La Pologne + l’Ukraine permettent de contrôler toutes les lignes commerciales entre la mer Baltique et la mer Noire, entre l’Europe et la Russie. Les tentatives de contournement par Nord Stream ont fait long feu, faute de capacité à sécuriser la mer Baltique. De plus, la Pologne est en train de constituer une armée de premier niveau dans l’OTAN, donc elle est un gendarme crédible de toute velléité de l’Allemagne de s’émanciper de la tutelle américaine. Réciproquement, la Pologne, sans l’appui anglo-américain est piégée entre les mors de l’étau : Allemagne d’un côté et Russie de l’autre. Mais, cette situation fragile peut justement pousser la Pologne à acquérir une force dissuasive et à s’en tenir là. Car, si la situation dégènère, elle se retrouvera, à l’instar de l’Ukraine aujourd’hui, transformée en champ de bataille et en chair à canon.
Dans l’hypothèse d’une défaite rapode de l’Ukraine et d’un effondrement de ce pays, elle est néanmoins en effet un recours logique pour prendre en charge les territoires occidentaux de l’Ukraine.

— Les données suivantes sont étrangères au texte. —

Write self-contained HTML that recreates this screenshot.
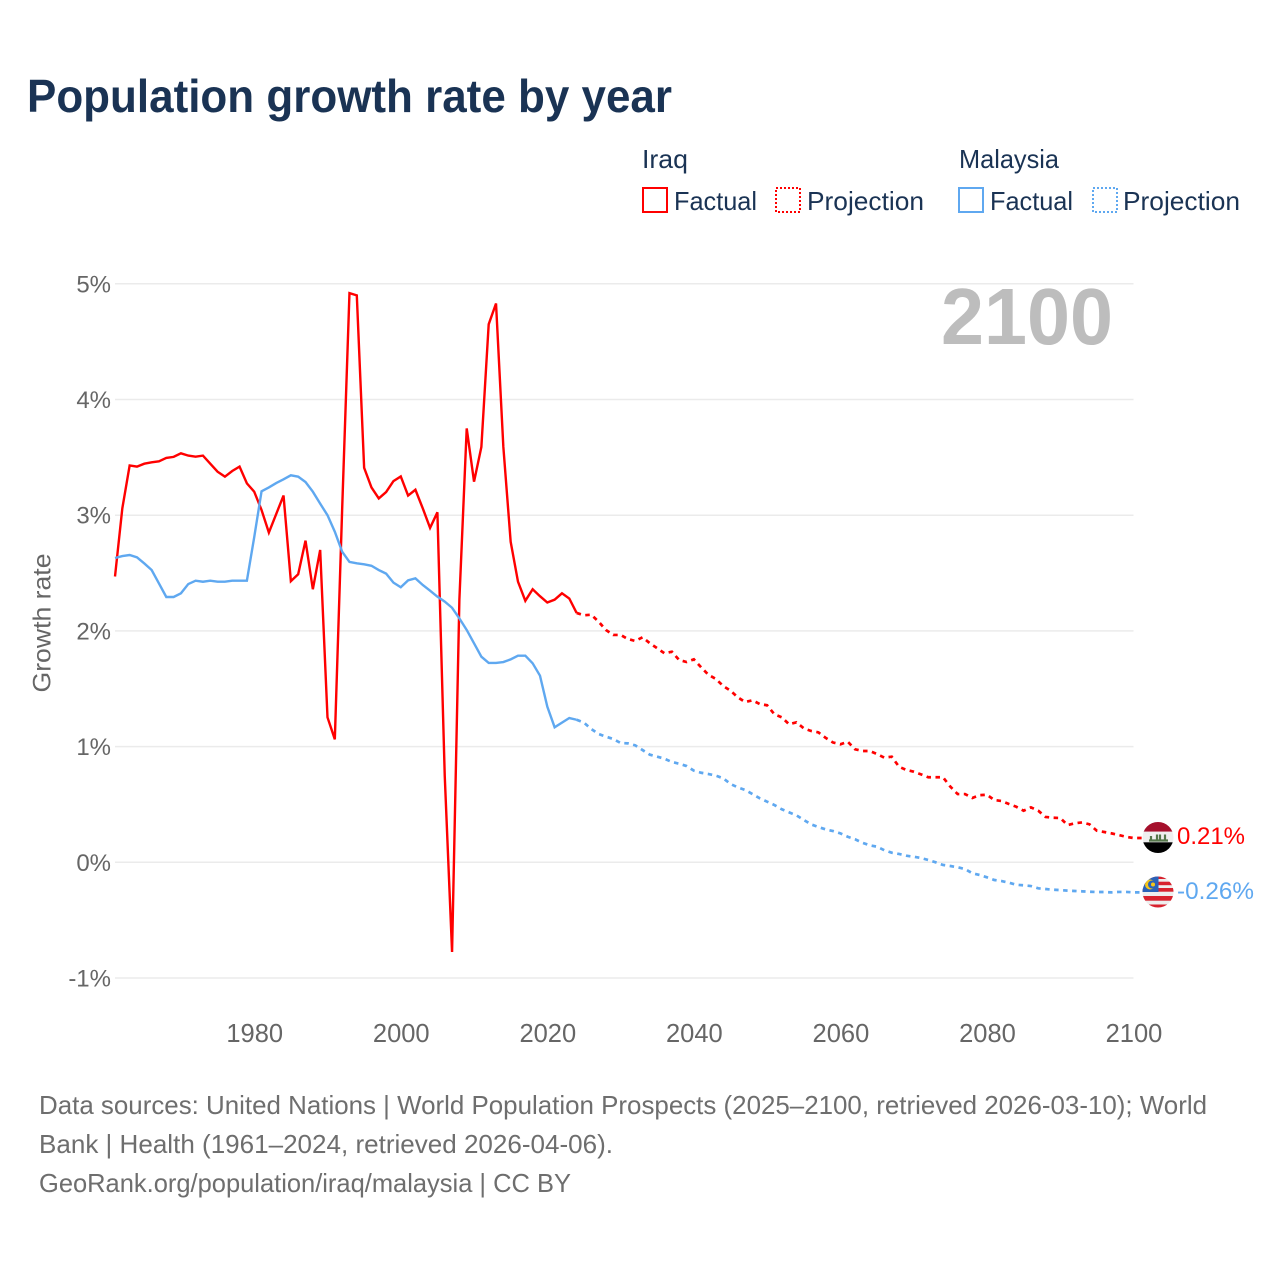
<!DOCTYPE html>
<html lang="en">
<head>
<meta charset="utf-8">
<title>Population growth rate by year</title>
<style>
  html, body { margin: 0; padding: 0; background: #fff; }
  svg { display: block; font-family: "Liberation Sans", sans-serif; }
</style>
</head>
<body>
<svg id="chart" xmlns="http://www.w3.org/2000/svg" width="1280" height="1280" viewBox="0 0 1280 1280">
  <rect x="0" y="0" width="1280" height="1280" fill="#fff"/>
  <text x="27" y="112" font-size="46" font-weight="700" fill="#1a3354" textLength="645" lengthAdjust="spacingAndGlyphs">Population growth rate by year</text>

  <g font-size="26" fill="#1a3354">
    <text x="642" y="168" textLength="46" lengthAdjust="spacingAndGlyphs">Iraq</text>
    <rect x="643" y="188" width="24" height="24" fill="none" stroke="#ff0000" stroke-width="2"/>
    <text x="674" y="210" textLength="83" lengthAdjust="spacingAndGlyphs">Factual</text>
    <rect x="776" y="188" width="24" height="24" fill="none" stroke="#ff0000" stroke-width="2" stroke-dasharray="2 2"/>
    <text x="807" y="210" textLength="117" lengthAdjust="spacingAndGlyphs">Projection</text>
    <text x="959" y="168" textLength="100" lengthAdjust="spacingAndGlyphs">Malaysia</text>
    <rect x="959" y="188" width="24" height="24" fill="none" stroke="#5fa8f0" stroke-width="2"/>
    <text x="990" y="210" textLength="83" lengthAdjust="spacingAndGlyphs">Factual</text>
    <rect x="1093" y="188" width="24" height="24" fill="none" stroke="#5fa8f0" stroke-width="2" stroke-dasharray="2 2"/>
    <text x="1123" y="210" textLength="117" lengthAdjust="spacingAndGlyphs">Projection</text>
  </g>

  <g id="grid"></g>
  <g id="yticks"></g>
  <g id="xticks"></g>
  <text transform="translate(50.5 623) rotate(-90)" text-anchor="middle" font-size="25" fill="#666" textLength="139" lengthAdjust="spacingAndGlyphs">Growth rate</text>
  <text x="941" y="344" font-size="80" font-weight="700" fill="#bdbdbd" textLength="172" lengthAdjust="spacingAndGlyphs">2100</text>

  <g id="series"></g>

  <defs>
    <clipPath id="clip-iraq"><circle cx="1158" cy="837.5" r="15.5"/></clipPath>
    <clipPath id="clip-malaysia"><circle cx="1158" cy="892" r="15.5"/></clipPath>
  </defs>
  <g clip-path="url(#clip-iraq)">
    <rect x="1142" y="821" width="32" height="10.7" fill="#a5102c"/>
    <rect x="1142" y="831.7" width="32" height="10.6" fill="#efefef"/>
    <rect x="1142" y="842.3" width="32" height="11" fill="#000"/>
    <path d="M1149 840.5h19M1151 836v5M1157 834.5v6M1160 834.5v6M1165 834.5v6" stroke="#55774a" stroke-width="2.2" fill="none"/>
  </g>
  <g clip-path="url(#clip-malaysia)">
    <rect x="1142" y="876" width="32" height="32" fill="#eeeeee"/>
    <rect x="1142" y="876" width="32" height="3" fill="#d8222e"/>
    <rect x="1142" y="881.7" width="32" height="3.5" fill="#d8222e"/>
    <rect x="1142" y="888" width="32" height="3.7" fill="#d8222e"/>
    <rect x="1142" y="896" width="32" height="4.7" fill="#d8222e"/>
    <rect x="1142" y="904.5" width="32" height="3.5" fill="#d8222e"/>
    <rect x="1142" y="876" width="16.5" height="16" fill="#2a62b8"/>
    <circle cx="1150" cy="884.5" r="5" fill="#f5c518"/>
    <circle cx="1152" cy="884.5" r="4" fill="#2a62b8"/>
    <circle cx="1153" cy="884.5" r="2" fill="#f5c518"/>
  </g>
  <text x="1177" y="844" font-size="24.5" fill="#ff0000" textLength="68" lengthAdjust="spacingAndGlyphs">0.21%</text>
  <text x="1177" y="899" font-size="24.5" fill="#5fa8f0" textLength="77" lengthAdjust="spacingAndGlyphs">-0.26%</text>

  <g font-size="26" fill="#6e6e6e">
    <text x="39" y="1114" textLength="1168" lengthAdjust="spacingAndGlyphs">Data sources: United Nations | World Population Prospects (2025–2100, retrieved 2026-03-10); World</text>
    <text x="39" y="1153" textLength="574" lengthAdjust="spacingAndGlyphs">Bank | Health (1961–2024, retrieved 2026-04-06).</text>
    <text x="39" y="1192" textLength="532" lengthAdjust="spacingAndGlyphs">GeoRank.org/population/iraq/malaysia | CC BY</text>
  </g>
</svg>
<script>
const factualStartYear = 1961;
const projectionStartYear = 2024;
const yTickValues = [5, 4, 3, 2, 1, 0, -1];
const yTickLabels = ["5%", "4%", "3%", "2%", "1%", "0%", "-1%"];
const xTickValues = [1980, 2000, 2020, 2040, 2060, 2080, 2100];
const xTickLabels = ["1980", "2000", "2020", "2040", "2060", "2080", "2100"];

const iraqFactual = [2.47, 3.06, 3.43, 3.42, 3.445, 3.457, 3.466, 3.495, 3.504, 3.535,
  3.515, 3.506, 3.515, 3.445, 3.376, 3.333, 3.382, 3.42, 3.275, 3.203,
  3.045, 2.85, 3.01, 3.17, 2.43, 2.49, 2.78, 2.36, 2.70, 1.253,
  1.063, 3.05, 4.92, 4.90, 3.41, 3.24, 3.145, 3.20, 3.295, 3.335,
  3.17, 3.22, 3.06, 2.89, 3.025, 0.75, -0.775, 2.27, 3.75, 3.29,
  3.59, 4.65, 4.83, 3.59, 2.77, 2.425, 2.26, 2.36, 2.30, 2.245,
  2.27, 2.325, 2.28, 2.155];

const iraqProjection = [2.155, 2.135, 2.14, 2.08, 2.008, 1.965, 1.965, 1.93, 1.913, 1.945,
  1.893, 1.85, 1.806, 1.82, 1.748, 1.731, 1.754, 1.685, 1.62, 1.585,
  1.524, 1.483, 1.426, 1.385, 1.40, 1.368, 1.357, 1.279, 1.253, 1.193,
  1.21, 1.158, 1.135, 1.123, 1.075, 1.035, 1.02, 1.042, 0.977, 0.962,
  0.962, 0.936, 0.904, 0.913, 0.826, 0.798, 0.783, 0.76, 0.735, 0.735,
  0.735, 0.654, 0.59, 0.59, 0.556, 0.58, 0.584, 0.538, 0.53, 0.504,
  0.48, 0.446, 0.475, 0.446, 0.392, 0.385, 0.383, 0.322, 0.337, 0.345,
  0.328, 0.273, 0.262, 0.25, 0.236, 0.22, 0.21];

const malaysiaFactual = [2.63, 2.647, 2.656, 2.636, 2.583, 2.526, 2.41, 2.293, 2.293, 2.325,
  2.405, 2.434, 2.425, 2.434, 2.425, 2.425, 2.434, 2.434, 2.434, 2.81,
  3.207, 3.24, 3.278, 3.31, 3.345, 3.333, 3.287, 3.203, 3.10, 3.0,
  2.857, 2.685, 2.596, 2.584, 2.575, 2.563, 2.526, 2.495, 2.417, 2.377,
  2.437, 2.454, 2.397, 2.348, 2.296, 2.253, 2.20, 2.108, 2.008, 1.893,
  1.777, 1.723, 1.723, 1.731, 1.754, 1.786, 1.786, 1.72, 1.613, 1.345,
  1.167, 1.207, 1.247, 1.232];

const malaysiaProjection = [1.232, 1.207, 1.152, 1.109, 1.086, 1.066, 1.031, 1.028, 1.011, 0.97,
  0.93, 0.913, 0.895, 0.867, 0.852, 0.832, 0.792, 0.774, 0.763, 0.749,
  0.726, 0.677, 0.648, 0.625, 0.59, 0.553, 0.524, 0.495, 0.458, 0.432,
  0.406, 0.366, 0.328, 0.305, 0.284, 0.27, 0.25, 0.221, 0.199, 0.169,
  0.147, 0.135, 0.104, 0.083, 0.072, 0.057, 0.048, 0.037, 0.02, 0,
  -0.023, -0.032, -0.043, -0.058, -0.095, -0.11, -0.13, -0.153, -0.162, -0.176,
  -0.194, -0.199, -0.205, -0.225, -0.231, -0.237, -0.24, -0.245, -0.248, -0.251,
  -0.254, -0.257, -0.257, -0.26, -0.256, -0.256, -0.26];

const SVG_NS = "http://www.w3.org/2000/svg";
const plotLeft = 115, plotRight = 1133.5;
const xMin = 1961, xMax = 2100;
function xScale(year) {
  return plotLeft + (year - xMin) * (plotRight - plotLeft) / (xMax - xMin);
}
function yScale(value) {
  return 862.3 - value * 115.7;
}
function linePath(values, startYear) {
  return values.map(function (v, i) {
    return (i ? "L" : "M") + xScale(startYear + i).toFixed(2) + " " + yScale(v).toFixed(2);
  }).join("");
}

const gridLayer = document.getElementById("grid");
const yTickLayer = document.getElementById("yticks");
const xTickLayer = document.getElementById("xticks");
const seriesLayer = document.getElementById("series");

yTickValues.forEach(function (v, i) {
  const gridLine = document.createElementNS(SVG_NS, "line");
  
  
  gridLine.setAttribute("x1", plotLeft);
  gridLine.setAttribute("x2", plotRight);
  gridLine.setAttribute("y1", yScale(v));
  gridLine.setAttribute("y2", yScale(v));
  gridLine.setAttribute("stroke", "#ebebeb");
  gridLine.setAttribute("stroke-width", "1.5");
  gridLayer.appendChild(gridLine);

  const label = document.createElementNS(SVG_NS, "text");
  
  
  label.setAttribute("x", 111);
  label.setAttribute("y", yScale(v) + 8.5);
  label.setAttribute("text-anchor", "end");
  label.setAttribute("font-size", "24");
  label.setAttribute("fill", "#666");
  label.textContent = yTickLabels[i];
  yTickLayer.appendChild(label);
});

xTickValues.forEach(function (year, i) {
  const label = document.createElementNS(SVG_NS, "text");
  
  
  label.setAttribute("x", xScale(year) + 0.5);
  label.setAttribute("y", 1042);
  label.setAttribute("text-anchor", "middle");
  label.setAttribute("font-size", "25.5");
  label.setAttribute("fill", "#666");
  label.textContent = xTickLabels[i];
  xTickLayer.appendChild(label);
});

function drawSeries(values, startYear, color, dashed, name) {
  const path = document.createElementNS(SVG_NS, "path");
  
  
  let d = linePath(values, startYear);
  if (dashed) {
    d += "L1144 " + yScale(values[values.length - 1]).toFixed(2);
    path.setAttribute("stroke-dasharray", "4.5 4.5");
  }
  path.setAttribute("d", d);
  path.setAttribute("fill", "none");
  path.setAttribute("stroke", color);
  path.setAttribute("stroke-width", dashed ? "2.7" : "2.4");
  path.setAttribute("stroke-linejoin", "miter");
  seriesLayer.appendChild(path);
}

drawSeries(iraqProjection, projectionStartYear, "#ff0000", true, "iraq-projection-line");
drawSeries(malaysiaProjection, projectionStartYear, "#5fa8f0", true, "malaysia-projection-line");
drawSeries(iraqFactual, factualStartYear, "#ff0000", false, "iraq-factual-line");
drawSeries(malaysiaFactual, factualStartYear, "#5fa8f0", false, "malaysia-factual-line");
</script>
</body>
</html>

Il ne faut cependant pas perdre de vue la Roumanie, tentée elle aussi de profiter de la situation par l’annexion de la Moldavie.
L’entrée ouverte de la Pologne en guerre contre la Russie (ou l’entrée de la Roumanie) ne ferait que pousser plus loin et plus large la menace de guerre. C’est aussi faire voler en éclat tous les beaux discours qu’on nous sert depuis un an et c’est le risque d’ouvrir radicalement la boite de Pandore des vieilles histoires de l’Europe : l’implication directe et ouverte de la Pologne poserait inévitablement la question de Kalinigrad qui est liée à celle des pays baltes. La Roumanie ouvre vers les Balkans encore incandescents. Il y a des mouvements politiques imperceptibles dans les petits pays: Tchéquie, Slovaquie, Moldavie, Bulgarie … Il n’est pas impossible qu’on assiste à des manoeuvres de subordination croissante de ces petits pays par l’un ou l’autre des plus grands.
Cela nous renvoie aux causes de tous ces mouvements profonds de la géopolitique. Au fond, c’est la crise du capitalisme, la baisse tendancielle du taux de profit, la fragilisation croissante des états provoquée par les politiques néo-libérales et la spéculation intensive. L’équilibre est devenu de plus en plus instable. Tout bouge. Ce qui était solide ne tient plus qu’à un fil. A un moment ou à un autre, un fil romp, puis un second et tout s’accélère. Il ne s’agit pas de chercher qui a tort et qui à raison, mais de trouver la voie vers un autre avenir.
Car tout cela ne qui peut réouvrir toutes les vielles querelles européennes enterrées en 45 … Sauf que cette fois-ci, on ne pourra plus (et tant mieux !) aller chercher par la force dans les colonies des bataillons d’opprimés pour mener les combats. Et le reste du monde (plus seulement les USA, mais la Chine, l’Inde et l’essentiel de l’Afrique, …) regardera, avec le mépris qu’il mérite, ce continent arrogant s’entretuer une nouvelle fois.